Dopo tante discussioni, ritardi, incertezze l’atteso finanziamento festival lirico all’arena di Verona è arrivato. Da persone responsabili e previdenti, i veronesi, hanno capito che, se per quest’anno l’abbiamo scampata, per i prossimi anni si dovranno trovare delle soluzioni che permettano una maggiore tranquillità. La cultura è la base del vivere civile e democratico di un paese, ne rappresenta la memoria e ne indica il futuro. Nostra è la responsabilità di promuoverla e diffonderla alla future generazioni. Inoltre la stagione areniana rappresenta un importante indotto economico per la città scaligera. Bene, quindi, ha fatto il sindaco Tosi nell’individuare nella tassa di scopo una delle possibili soluzioni al problema. Una tassa che non potrà essere per tutti uguale ma dovrà tener conto delle ricadute economiche che la stagione lirica ha a vari livelli. Un esercizio economico del centro città non dovrà pagare di più, in termini percentuali di una famiglia abitante nella periferia veronese. Come per tutte le imprese in crisi sarà necessario quindi intervenire sugli sprechi ma soprattutto sulla razionalizzazione delle risorse a disposizione. Non è più il tempo di agire in solitudine, ma come fanno le imprese industriali, è necessario individuare delle soluzioni che permettano economie di scala e sinergie per superare il difficile momento.

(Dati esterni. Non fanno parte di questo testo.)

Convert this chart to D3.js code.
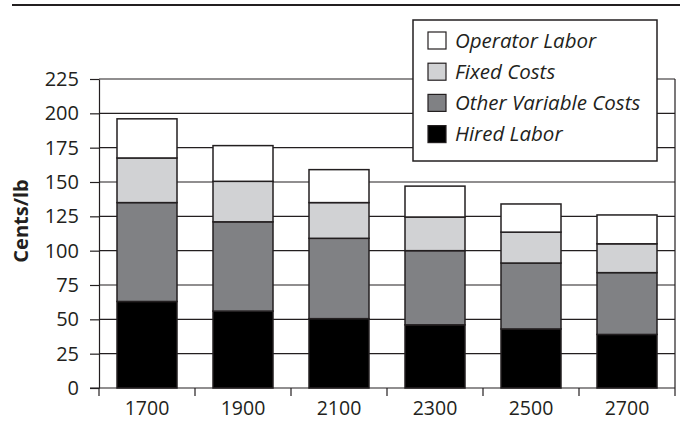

Si potrebbe pensare, come ha proposto Giancarlo Montagnoli, già sulle pagine de l’Arena, ad una fusione con la fondazione del teatro la Fenice di Venezia? Le fusioni si basano su interessi e assoluta reciproca fiducia. E se gli interessi sono evidenti, la fiducia va costruita sulla base del presupposto irrinunciabile del lavorare assieme. Per questo credo che fin d’ora sia possibile individuare un soggetto in grado di associare le singole fondazioni per rispondere alle necessità economiche concordate. E’ pensabile una società consortile per i teatri del veneto per offrire servizi, consulenze, artisti e tutto ciò si ritiene possa essere utile. Il concetto di consorzio permette all’associato di aderire e utilizzare del tutto o solo in parte le opportunità che il consorzio offre.
Al posto del consorzio è possibile una società con quote di capite diverso da parte dei singoli soci. La legislazione è generosa nell’offrire opportunità giuridiche in questo senso e non è questo il problema. Devono essere le singole fondazioni ad intravvederne la necessità, prima che un ulteriore e prevedibile taglio blocchi le rappresentazioni teatrali. Abbiamo circa un anno di tempo davanti per risolvere il problema e credo che non sia sufficiente aspettare l’ultimo minuto nella speranza che qualche “santo provveda”. I tempi che abbiamo passato e quelli che abbiamo di fronte non ci consentono atteggiamenti attendisti.